:: Supplied entries

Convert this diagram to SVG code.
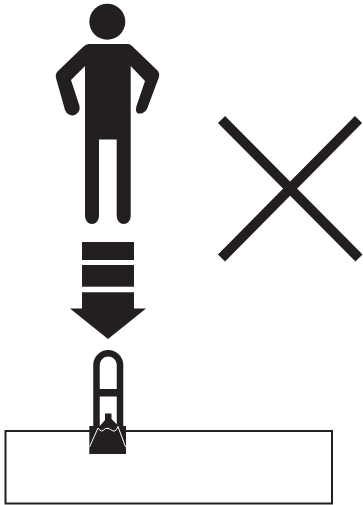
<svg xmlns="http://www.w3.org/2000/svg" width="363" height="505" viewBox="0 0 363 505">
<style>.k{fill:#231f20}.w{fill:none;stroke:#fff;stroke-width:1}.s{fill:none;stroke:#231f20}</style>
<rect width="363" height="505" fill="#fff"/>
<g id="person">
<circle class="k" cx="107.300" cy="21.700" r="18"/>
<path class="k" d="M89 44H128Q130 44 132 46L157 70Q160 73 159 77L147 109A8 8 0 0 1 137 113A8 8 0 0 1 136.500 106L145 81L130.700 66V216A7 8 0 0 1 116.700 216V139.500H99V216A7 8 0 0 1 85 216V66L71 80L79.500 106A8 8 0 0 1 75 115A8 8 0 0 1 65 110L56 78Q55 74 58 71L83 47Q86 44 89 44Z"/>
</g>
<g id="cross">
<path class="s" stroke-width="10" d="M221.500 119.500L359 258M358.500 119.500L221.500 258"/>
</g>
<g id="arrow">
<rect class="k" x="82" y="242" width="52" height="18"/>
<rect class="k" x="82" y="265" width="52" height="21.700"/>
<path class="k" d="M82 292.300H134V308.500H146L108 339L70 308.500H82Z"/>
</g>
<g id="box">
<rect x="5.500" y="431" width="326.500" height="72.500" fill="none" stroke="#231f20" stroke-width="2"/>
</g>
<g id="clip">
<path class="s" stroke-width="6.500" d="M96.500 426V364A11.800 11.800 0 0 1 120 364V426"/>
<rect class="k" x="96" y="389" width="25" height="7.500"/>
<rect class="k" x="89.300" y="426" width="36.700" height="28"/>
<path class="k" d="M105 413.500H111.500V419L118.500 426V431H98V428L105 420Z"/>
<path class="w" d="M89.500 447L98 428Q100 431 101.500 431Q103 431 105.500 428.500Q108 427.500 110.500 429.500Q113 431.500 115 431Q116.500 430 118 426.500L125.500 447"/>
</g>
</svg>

::::
:: Supplied entries

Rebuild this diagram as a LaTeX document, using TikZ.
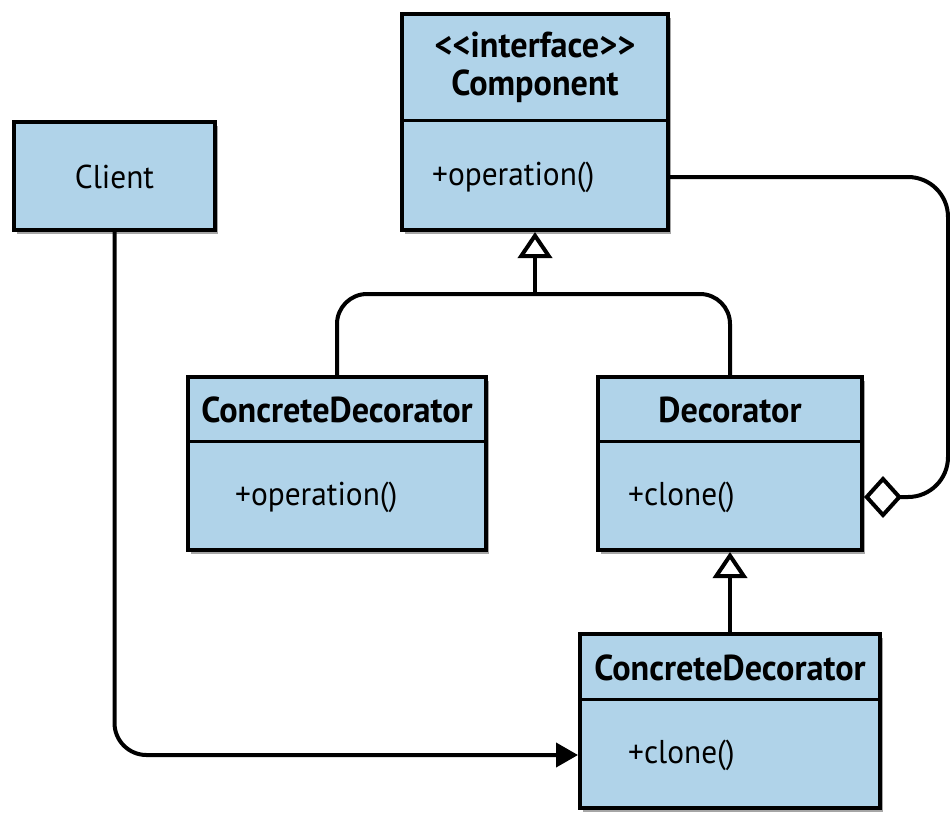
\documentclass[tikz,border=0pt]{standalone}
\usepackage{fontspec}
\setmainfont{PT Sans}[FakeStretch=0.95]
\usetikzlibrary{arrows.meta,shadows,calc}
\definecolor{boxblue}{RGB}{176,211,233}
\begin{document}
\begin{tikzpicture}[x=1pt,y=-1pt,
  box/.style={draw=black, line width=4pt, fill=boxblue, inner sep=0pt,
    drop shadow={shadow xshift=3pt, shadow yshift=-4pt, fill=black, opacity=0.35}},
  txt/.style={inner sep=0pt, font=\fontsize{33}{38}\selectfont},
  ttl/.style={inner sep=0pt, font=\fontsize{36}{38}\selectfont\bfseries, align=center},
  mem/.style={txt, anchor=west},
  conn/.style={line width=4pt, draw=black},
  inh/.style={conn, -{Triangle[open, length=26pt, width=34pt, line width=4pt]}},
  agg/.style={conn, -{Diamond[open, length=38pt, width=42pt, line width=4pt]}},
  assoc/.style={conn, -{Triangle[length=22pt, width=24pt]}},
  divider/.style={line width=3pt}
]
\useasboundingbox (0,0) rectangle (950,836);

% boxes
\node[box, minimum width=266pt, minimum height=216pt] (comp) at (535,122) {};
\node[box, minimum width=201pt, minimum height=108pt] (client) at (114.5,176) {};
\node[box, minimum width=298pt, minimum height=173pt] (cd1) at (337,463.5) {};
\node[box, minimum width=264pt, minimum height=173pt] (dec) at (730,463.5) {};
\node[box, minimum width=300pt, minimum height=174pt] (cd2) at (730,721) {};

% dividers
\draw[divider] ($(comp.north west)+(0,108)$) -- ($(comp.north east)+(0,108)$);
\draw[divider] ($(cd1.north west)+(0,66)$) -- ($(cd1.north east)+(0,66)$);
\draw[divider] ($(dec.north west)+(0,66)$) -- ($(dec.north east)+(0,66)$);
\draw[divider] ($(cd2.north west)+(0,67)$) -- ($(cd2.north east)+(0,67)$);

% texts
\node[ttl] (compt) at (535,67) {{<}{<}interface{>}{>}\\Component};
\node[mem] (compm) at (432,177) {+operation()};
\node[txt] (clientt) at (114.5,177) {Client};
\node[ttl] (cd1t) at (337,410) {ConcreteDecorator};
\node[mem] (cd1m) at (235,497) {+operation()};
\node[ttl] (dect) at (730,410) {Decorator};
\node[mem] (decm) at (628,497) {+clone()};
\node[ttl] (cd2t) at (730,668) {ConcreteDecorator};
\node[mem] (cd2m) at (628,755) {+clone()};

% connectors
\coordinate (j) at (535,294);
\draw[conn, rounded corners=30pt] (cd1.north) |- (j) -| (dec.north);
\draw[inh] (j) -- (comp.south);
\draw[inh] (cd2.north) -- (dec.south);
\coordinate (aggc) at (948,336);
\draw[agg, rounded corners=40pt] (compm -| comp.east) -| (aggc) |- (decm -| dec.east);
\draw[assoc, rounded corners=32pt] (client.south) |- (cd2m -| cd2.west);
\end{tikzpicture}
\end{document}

::::
:: Supplied entries

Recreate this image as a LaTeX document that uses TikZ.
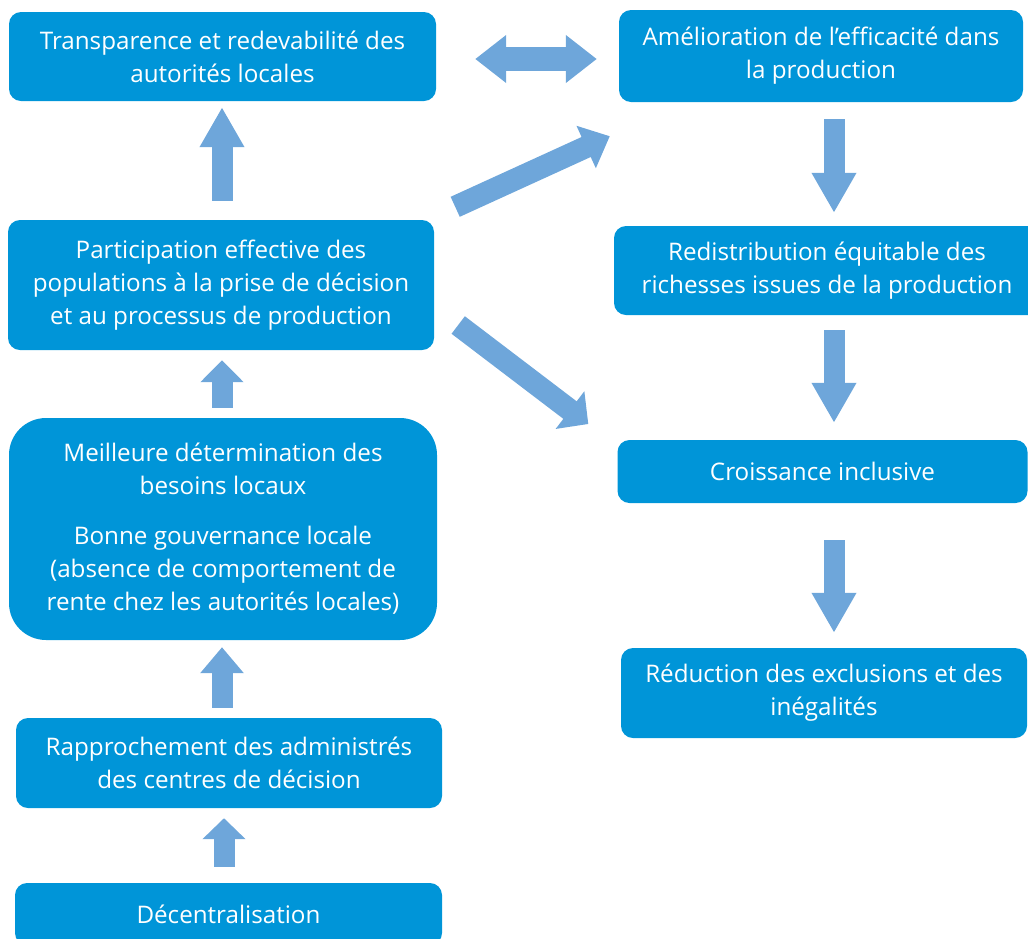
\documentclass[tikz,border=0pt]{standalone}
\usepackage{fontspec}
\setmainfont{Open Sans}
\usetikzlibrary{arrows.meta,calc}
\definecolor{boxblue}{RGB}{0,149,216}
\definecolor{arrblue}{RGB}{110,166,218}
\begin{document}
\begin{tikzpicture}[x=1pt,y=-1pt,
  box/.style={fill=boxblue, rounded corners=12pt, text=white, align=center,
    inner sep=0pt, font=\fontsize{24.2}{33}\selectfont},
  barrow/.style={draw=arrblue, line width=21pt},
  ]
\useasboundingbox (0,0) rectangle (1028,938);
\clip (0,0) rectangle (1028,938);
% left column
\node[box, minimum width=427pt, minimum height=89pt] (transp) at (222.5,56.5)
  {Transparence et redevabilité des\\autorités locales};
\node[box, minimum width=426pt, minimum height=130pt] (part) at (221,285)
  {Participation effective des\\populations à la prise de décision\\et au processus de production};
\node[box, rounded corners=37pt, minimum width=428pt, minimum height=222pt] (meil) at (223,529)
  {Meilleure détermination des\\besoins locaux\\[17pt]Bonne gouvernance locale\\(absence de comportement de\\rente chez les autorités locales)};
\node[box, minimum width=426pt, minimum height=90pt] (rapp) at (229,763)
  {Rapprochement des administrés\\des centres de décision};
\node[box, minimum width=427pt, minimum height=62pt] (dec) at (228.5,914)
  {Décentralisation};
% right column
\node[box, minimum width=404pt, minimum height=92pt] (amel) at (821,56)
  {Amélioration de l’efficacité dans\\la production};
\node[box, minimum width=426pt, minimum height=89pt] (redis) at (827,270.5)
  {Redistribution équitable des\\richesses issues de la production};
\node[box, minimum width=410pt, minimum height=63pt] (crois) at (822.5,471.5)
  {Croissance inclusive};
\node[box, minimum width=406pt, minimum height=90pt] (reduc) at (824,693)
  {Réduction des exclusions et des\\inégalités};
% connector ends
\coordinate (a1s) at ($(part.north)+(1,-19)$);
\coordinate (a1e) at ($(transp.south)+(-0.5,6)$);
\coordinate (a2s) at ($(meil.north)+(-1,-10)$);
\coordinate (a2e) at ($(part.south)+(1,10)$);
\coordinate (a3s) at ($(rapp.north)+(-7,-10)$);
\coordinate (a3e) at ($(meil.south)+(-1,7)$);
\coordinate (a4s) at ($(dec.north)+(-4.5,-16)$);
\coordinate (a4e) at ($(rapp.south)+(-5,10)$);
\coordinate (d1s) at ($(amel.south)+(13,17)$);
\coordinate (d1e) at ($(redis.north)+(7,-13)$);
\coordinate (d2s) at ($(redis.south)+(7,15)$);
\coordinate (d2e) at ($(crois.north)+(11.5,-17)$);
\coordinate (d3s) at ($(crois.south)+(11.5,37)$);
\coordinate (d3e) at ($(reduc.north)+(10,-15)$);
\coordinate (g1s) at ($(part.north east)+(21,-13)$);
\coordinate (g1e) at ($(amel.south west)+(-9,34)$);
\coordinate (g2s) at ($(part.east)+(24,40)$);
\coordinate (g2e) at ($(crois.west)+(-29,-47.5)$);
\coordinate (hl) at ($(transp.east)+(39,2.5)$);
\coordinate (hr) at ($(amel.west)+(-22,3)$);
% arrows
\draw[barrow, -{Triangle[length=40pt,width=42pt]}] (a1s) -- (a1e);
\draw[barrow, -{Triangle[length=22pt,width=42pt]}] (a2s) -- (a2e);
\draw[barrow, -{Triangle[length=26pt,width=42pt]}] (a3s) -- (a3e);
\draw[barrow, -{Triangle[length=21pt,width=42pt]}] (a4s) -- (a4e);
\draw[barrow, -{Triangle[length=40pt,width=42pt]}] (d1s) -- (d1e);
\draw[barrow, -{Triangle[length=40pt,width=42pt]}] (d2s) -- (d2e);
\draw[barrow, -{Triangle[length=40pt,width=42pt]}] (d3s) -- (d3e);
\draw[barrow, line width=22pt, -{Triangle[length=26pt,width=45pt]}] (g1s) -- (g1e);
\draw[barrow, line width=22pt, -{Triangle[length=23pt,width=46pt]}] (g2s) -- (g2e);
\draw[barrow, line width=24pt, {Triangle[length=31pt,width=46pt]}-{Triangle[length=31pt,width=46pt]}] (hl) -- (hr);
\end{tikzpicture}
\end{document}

::::

#### [Aim]
Read through the entries and copy every line that includes "this".

#### [Final result]
Convert this diagram to SVG code.
Rebuild this diagram as a LaTeX document, using TikZ.
Recreate this image as a LaTeX document that uses TikZ.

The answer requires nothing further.